Of particular interest, and little-known today, was the successful development of the N. Patrone cartridge for use in suppressed rifles, which used a reduced propellant charge. Although it limited the range of the 7.92 mm bullet to under 200 meters when used with the schalldampfer suppressor for the K98k, it was yet another step forwards in the inexorable march of technology that marked the development of sniping arms and ammunition during World War II.

Although some types of ammunition (such as semi-armor piercing) have subsequently been linked to specific sniper use, there is little concrete evidence of this. Sniper memoirs often refer to the use of varied types dependent entirely on circumstances. Tracer for example, was particularly useful for setting fire to the thatched roofs of Soviet farms.

So how effective were the German sniper rifles? When interviewed in 1967 by Captain Hans Widhofner in Truppendeinst, Sepp Allerberger, who had racked up 257 kills, said of the turret-mount ZF.39 combination was expected, without fail, to make a head or chest shot at 400 meters and to hit a standing man at 600 meters. Matthais Hetzenauer, with 345 kills, believed that he could manage 600 and 800 meters respectively.

Matthais Hetzenauer holding his turret-mount K98k.
Matthais Hetzenauer holding his turret-mount K98k.

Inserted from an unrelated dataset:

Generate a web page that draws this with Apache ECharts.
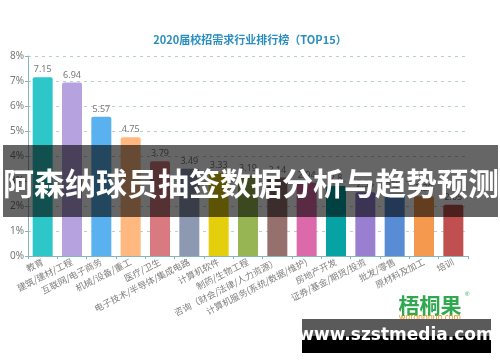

Anyone who has shot one of these original rifle and scope combinations will know just how difficult this is to achieve, as the vertical post reticule is very thick, obscuring the target at longer range. The magnification by modern standards is mediocre and no dedicated sniper ammunition was issued. Neither can these scopes be easily adjusted for windage, for whilst the top-mounted drum takes care of range, there is a very fiddly grub-screw system on the rear mount that has to be adjusted for windage, although the Zf.4 did remedy this.

Regardless, most snipers would zero their scopes at 300 meters and then use their experience to judge the amount of deflection, not an easy task even for a skilled sniper. Exactly how effective the G.43 was is a matter of debate. German ordnance tests in 1944 unequivocally stated “The shooting performance of the K 43 with 4 power Zf telescopic sight has so far not reached the level of the K98k with commercial telescopic sight.”

Tests of captured rifles by the U.S ordnance also showed problems with maintaining accuracy, case ejection and excessive muzzle flash. This was so bad that the rifle could not be used in low light as it instantly gave away the sniper’s position. The fact remained that the Germans were gradually finding out what the Russians already knew, that the complexity of a semi-auto rifle and the number of reciprocating parts meant that it was virtually impossible to replicate the same level of accuracy produced by a bolt-action rifle.

By the start of 1945, German ordnance was actually considering the feasibility of hand-building G.43s to be able to achieve long-range accuracy. The main problem that hindered the Germans was not technical, but the continual dilution of their manufacturing ability with the introduction of so many different models. But in the long run, this was to unwittingly pave the way for the new sniping technology that began to appear after the war.